Only those old Tampa Bay teams, of course, are not these new Rays, the most compelling success story of baseball's first half. Despite the familiar trappings of their amusement-park park, a fan base that remains largely skeptical and a history that everybody would just as soon pretend didn't happen, these Rays are different.
"This group was always just happy to be here. The Rays were a Major League team, a bunch of guys playing down here, on the major league schedule, flying charter planes, staying in nice hotels. Very comfortable," says the leader of this Rays' renaissance, manager Joe Maddon. "It's not that way anymore."
No, these Rays finally have turned a corner that most people thought they'd never find. But the Rays are using an age-old baseball formula -- good pitching, good defense and a refusal to back down -- to forge by-far the best season in the franchise's brief but tortuous history.
The re-christened Rays (nee Devil Rays) are in first place in the American League East with the best record in baseball (51-32) and they are drawing crowds like never before. They're not great crowds, though they did well enough this week when the Red Sox were in town. But the crowds are up -- more than 28,000 a game in their last dozen home games -- a testament to both the Rays and the brand of baseball they're playing. They're certainly not coming to see The Trop.
The Rays have stood spike-to-spike -- literally and figuratively -- with the World Series champion Red Sox all season and played them to a near standoff. They have a winning record against the East, probably the most competitive division in the game.

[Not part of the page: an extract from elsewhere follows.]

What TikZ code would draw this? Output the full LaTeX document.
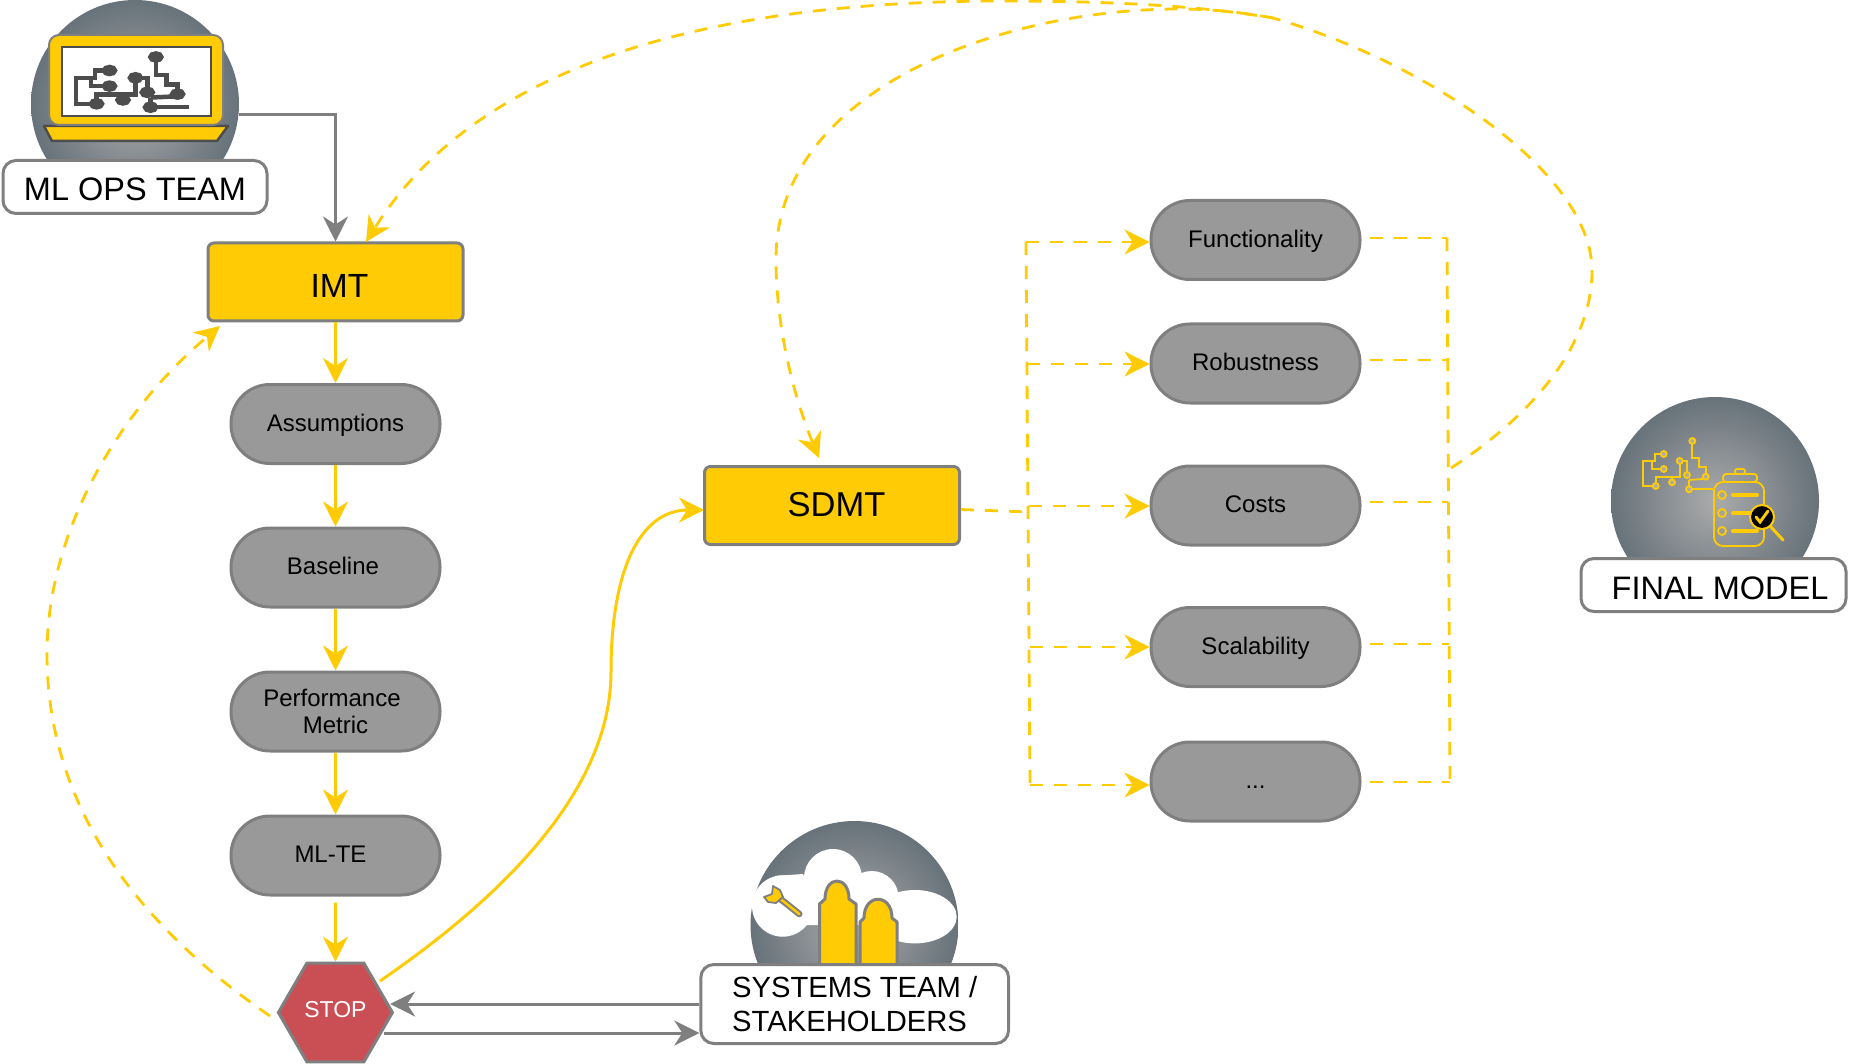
\documentclass[tikz,border=0pt]{standalone}
\usepackage{fontspec}
\setmainfont{Liberation Sans}
\usepackage{xcolor}
\usepackage{tikz}
\usetikzlibrary{arrows.meta}
\usetikzlibrary{calc,shapes.geometric}
\definecolor{flowyellow}{HTML}{FFCB05}
\definecolor{flowgray}{HTML}{7F7F7F}
\definecolor{pillgray}{HTML}{999999}
\definecolor{stopred}{HTML}{C94F55}
\definecolor{discedge}{HTML}{67727A}
\definecolor{disccentre}{HTML}{ABABAB}
\definecolor{boardgray}{HTML}{4D4D4D}
\tikzset{
  pill/.style={draw=flowgray, line width=3pt, fill=pillgray, rounded corners=39pt, minimum width=209pt, minimum height=79pt, align=center, text height=17.5pt, text depth=3pt, font=\fontsize{24}{27}\selectfont},
  stagebox/.style={draw=flowgray, line width=3pt, fill=flowyellow, rounded corners=6pt, minimum width=255pt, minimum height=78pt},
  teambox/.style={draw=flowgray, line width=3pt, fill=white, rounded corners=13pt, align=left},
  disc/.style={circle, inner sep=0pt, minimum size=208pt, inner color=disccentre, outer color=discedge},
  goarrow/.style={flowyellow, line width=3pt, -{Stealth[length=25pt,width=25pt,inset=8pt]}},
  backarrow/.style={flowgray, line width=3pt, -{Stealth[length=25pt,width=25pt,inset=8pt]}},
  dashline/.style={flowyellow, line width=2.8pt, dash pattern=on 13pt off 11pt},
  dasharrow/.style={dashline, -{Stealth[length=25pt,width=25pt,inset=8pt]}},
}
% circuit board trace: #1 origin, #2 xscale, #3 yscale, #4 colour, #5 dot fill, #6 line width, #7 dot radius
\newcommand{\boardtrace}[7]{
  \begin{scope}[shift={(#1)}, xscale=#2, yscale=#3, draw=#4, line width=#6, line join=miter]
    \draw (49.3,0) -- (49.3,17.3) -- (56,17.3) -- (56,26.3) -- (62.7,26.3) -- (62.7,35.7);
    \draw (46,39) -- (60,38);
    \draw (46,39) -- (46,48.3) -- (70,48.3);
    \draw (20.7,13) -- (11.7,13) -- (11.7,20) -- (0,20) -- (0,45) -- (12.7,45) -- (12.7,36.3) -- (36.7,36.3) -- (36.7,20) -- (44,20) -- (44,34);
    \draw (9.3,20) -- (9.3,28) -- (20.7,28);
    \draw (29,36.3) -- (29,41.3);
    \foreach \dotx/\doty in {49.3/0, 62.7/35.7, 46/48.3, 20.7/13, 20.7/28, 12.7/45, 36.7/20, 44/34, 29/41.3} {
      \filldraw[fill=#5] (\dotx,\doty) circle[radius=#7];
    }
  \end{scope}
}

\begin{document}
\begin{tikzpicture}[x=1pt, y=-1pt]
\useasboundingbox (0,0) rectangle (1849,1064);

% ML ops icon
\node[disc] (opsdisc) at (135,104) {};
\draw[boardgray, line width=2.5pt, fill=flowyellow, line join=round] (44,126) -- (228,126) -- (217,141) -- (52,141) -- cycle;
\draw[flowgray, line width=2pt, fill=flowyellow, rounded corners=10pt] (49,35) rectangle (223,125);
\draw[boardgray, line width=1.2pt, fill=white] (62,47) rectangle (211,116);
\boardtrace{76,57}{1.62}{1.04}{boardgray}{boardgray}{4.5pt}{3.4}
\node[teambox, minimum width=264pt, minimum height=53pt, align=center, text height=28pt, text depth=0pt, font=\fontsize{32.5}{36}\selectfont] (opsbox) at (135,187) {ML OPS TEAM};

% final model icon
\node[disc] (finaldisc) at (1715,501) {};
\boardtrace{1643,441}{1}{1}{flowyellow}{disccentre}{1.8pt}{3}
\draw[flowyellow, line width=1.8pt, rounded corners=9pt] (1714,482) rectangle (1764,546);
\draw[flowyellow, line width=1.8pt, rounded corners=3pt] (1723,474) rectangle (1757,482);
\draw[flowyellow, line width=1.8pt, rounded corners=2pt] (1735,469) rectangle (1745,474);
\foreach \rowy in {495,513,531} {
  \draw[flowyellow, line width=1.8pt] (1722,\rowy) circle[radius=4];
  \draw[flowyellow, line width=4pt, line cap=round] (1733,\rowy) -- (1757,\rowy);
}
\draw[flowyellow, line width=3pt, line cap=round] (1770,526) -- (1783,540);
\draw[flowyellow, line width=2pt, fill=black] (1762,517) circle[radius=12];
\draw[flowyellow, line width=3pt, line cap=round] (1756,517) -- (1760,522) -- (1768,511);
\node[teambox, minimum width=265pt, minimum height=53pt, text height=28pt, text depth=0pt, font=\fontsize{32.5}{36}\selectfont] (finalbox) at (1713.5,585) {\hspace*{13pt}FINAL MODEL};

% systems team icon
\node[disc] (sysdisc) at (854.5,925) {};
\fill[white] (782.7,906) circle[radius=30.7];
\fill[white] (775,876) -- (803,874) -- (815,900) -- (780,900) -- cycle;
\fill[white] (833,878) circle[radius=29];
\fill[white] (871.7,898) circle[radius=27];
\fill[white] (915,916.7) ellipse[x radius=41.7, y radius=26.7];
\fill[white] (798,885) -- (835,878) -- (870,885) -- (900,905) -- (900,925) -- (806,925) -- cycle;
\draw[flowgray, line width=3pt, fill=flowyellow, line join=round] (860,965) -- (860,922) -- (864,918) .. controls (864,893) and (892,893) .. (892,918) -- (897,922) -- (897,965);
\draw[flowgray, line width=3pt, fill=flowyellow, line join=round] (819.5,965) -- (819.5,904) -- (825,899) .. controls (825,875) and (849,875) .. (849,899) -- (856,904) -- (856,965);
\draw[flowgray, line width=6.5pt, line cap=round] (778,897) -- (799.3,914);
\draw[flowyellow, line width=2.5pt, line cap=round] (778,897) -- (799.3,914);
\draw[flowgray, line width=1.8pt, fill=flowyellow, line join=round] (764,897) -- (772,894) -- (773,886) -- (780,890) -- (783,897) -- (776,903) -- (768,902) -- cycle;
\node[teambox, minimum width=307.7pt, minimum height=79pt, font=\fontsize{29.2}{34}\selectfont] (sysbox) at (854.7,1004) {SYSTEMS TEAM /\\STAKEHOLDERS};

% stage boxes
\node[stagebox, text height=31pt, text depth=0pt, font=\fontsize{33.5}{36}\selectfont] (imt) at (335.5,282) {\hspace*{8pt}IMT};
\node[stagebox, text depth=2pt, font=\fontsize{34.5}{36}\selectfont] (sdmt) at (832,505.5) {\hspace*{9pt}SDMT};
\node[regular polygon, regular polygon sides=6, draw=flowgray, line width=3pt, fill=stopred, text=white, inner sep=0pt, minimum size=114pt, text depth=6pt, font=\fontsize{23}{27}\selectfont] (stop) at (335.4,1012.5) {STOP};

\foreach \pillname/\ypos/\pilltext in {assump/424/Assumptions, base/567.5/\hspace*{-5pt}Baseline, mlte/855.5/\hspace*{-10pt}ML-TE} {
  \node[pill] (\pillname) at (335.5,\ypos) {\pilltext};
}
\node[pill, text height=44.5pt, text depth=0pt] (perf) at (335.5,711.5) {\hspace*{-7pt}Performance\\Metric};
\foreach \pillname/\ypos/\pilltext in {func/240/Functionality, robust/363.5/Robustness, costs/505.5/Costs, scal/647/Scalability} {
  \node[pill] (\pillname) at (1255.5,\ypos) {\pilltext};
}
\node[pill] (more) at (1255.5,781.5) {...};

% solid flow down the left column
\foreach \fromname/\toname in {imt/assump, assump/base, base/perf, perf/mlte} {
  \draw[goarrow] (\fromname) -- (\toname);
}
\draw[goarrow, shorten <=6pt] (mlte) -- (stop);
\draw[backarrow] (opsdisc.-6) -| (imt);

% to and from the systems team
\draw[backarrow, shorten >=-4pt] (sysbox.west) -- (sysbox.west -| stop.east);
\coordinate (stopout) at (384,1033);
\draw[backarrow] (stopout) -- (stopout -| sysbox.west);

% stop back to imt, stop on to sdmt
\coordinate (stopfail) at (270,1016);
\coordinate (imtin) at (220,326);
\draw[dasharrow] (stopfail) .. controls (130,920) and (47,800) .. (47,654) .. controls (47,530) and (120,410) .. (imtin);
\coordinate (stoppass) at (380,981);
\coordinate (sdmtin) at (704,510);
\draw[goarrow] (stoppass) .. controls (520,885) and (611,780) .. (611,672) .. controls (611,570) and (640,510) .. (sdmtin);

% buses either side of the criteria
\foreach \pillname/\lx/\ly/\rx/\ry in {func/1026/242/1447/238, robust/1027/364/1447/360, costs/1029/506/1448/502, scal/1030/647/1449/644, more/1030/785/1450/782} {
  \coordinate (lbus-\pillname) at (\lx,\ly);
  \coordinate (rbus-\pillname) at (\rx,\ry);
  \draw[dasharrow] (lbus-\pillname) -- (lbus-\pillname -| \pillname.west);
  \draw[dashline] ($(\pillname.east |- rbus-\pillname)+(8,0)$) -- (rbus-\pillname);
}
\draw[dashline] (lbus-func) -- (lbus-more);
\draw[dashline] (rbus-func) -- (rbus-more);
\coordinate (sdmtout) at (1029,512);
\draw[dashline] ([yshift=-4pt]sdmt.east) -- (sdmtout);

% the long loop back
\coordinate (loopstart) at (1451,468);
\coordinate (loopjoin) at (1273,18);
\coordinate (imttop) at (366,242);
\coordinate (sdmttop) at (819,458);
\draw[dasharrow] (loopstart) .. controls (1540,410) and (1592,340) .. (1592,271) .. controls (1592,170) and (1420,60) .. (loopjoin) .. controls (1190,4) and (1090,1) .. (1002,1) .. controls (720,1) and (480,60) .. (imttop);
\draw[dasharrow] (loopjoin) .. controls (1240,12) and (1210,9) .. (1179,9) .. controls (1000,9) and (776,90) .. (776,259) .. controls (776,330) and (795,400) .. (sdmttop);
\end{tikzpicture}
\end{document}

They have progressed to the point that it would be a genuine surprise if the Rays don't finish with 90 or more wins. And the Rays, remember, have never won more than 70.
If there's one defining characteristic of these new Rays -- beyond the shutdown bullpen, the airtight defense and the need for a little more fan-love -- it's their scrappiness. Beginning in spring training with a brawl against the Yankees and continuing through last month's now-famous donnybrook with Boston, in which Boston outfielder Coco Crips and Rays' righty James Shields exhanged punches, the longtime doormat Rays have shown that they're willing not only to fight, but to fight back. In early May, the Rays were swept in Boston; they won nine of their next 11 games. In early June, they were swept again by the Sox in Fenway but finished the month 16-10.
This is one increasingly confident, undeniably talented, unblinkingly in-your-face, fun-loving, punch-throwing, chip-on-the-shoulder-carrying group.
"I think some of that is our history. And some of it is due to our anonymity. You know, 'Who are these guys?'," says Andrew Friedman, the team's vice president and general manager. "These guys really have a little bit of an us-against-the-world mentality."
Slide in too hard, they come inside with a purpose pitch. Throw a punch, they punch back. Knock 'em down, they get back up.
"Playing in this division, the issues that have occurred with us with the Yankees and the Red Sox, can really start to be a galvanizing moment -- if handled properly," Maddon says.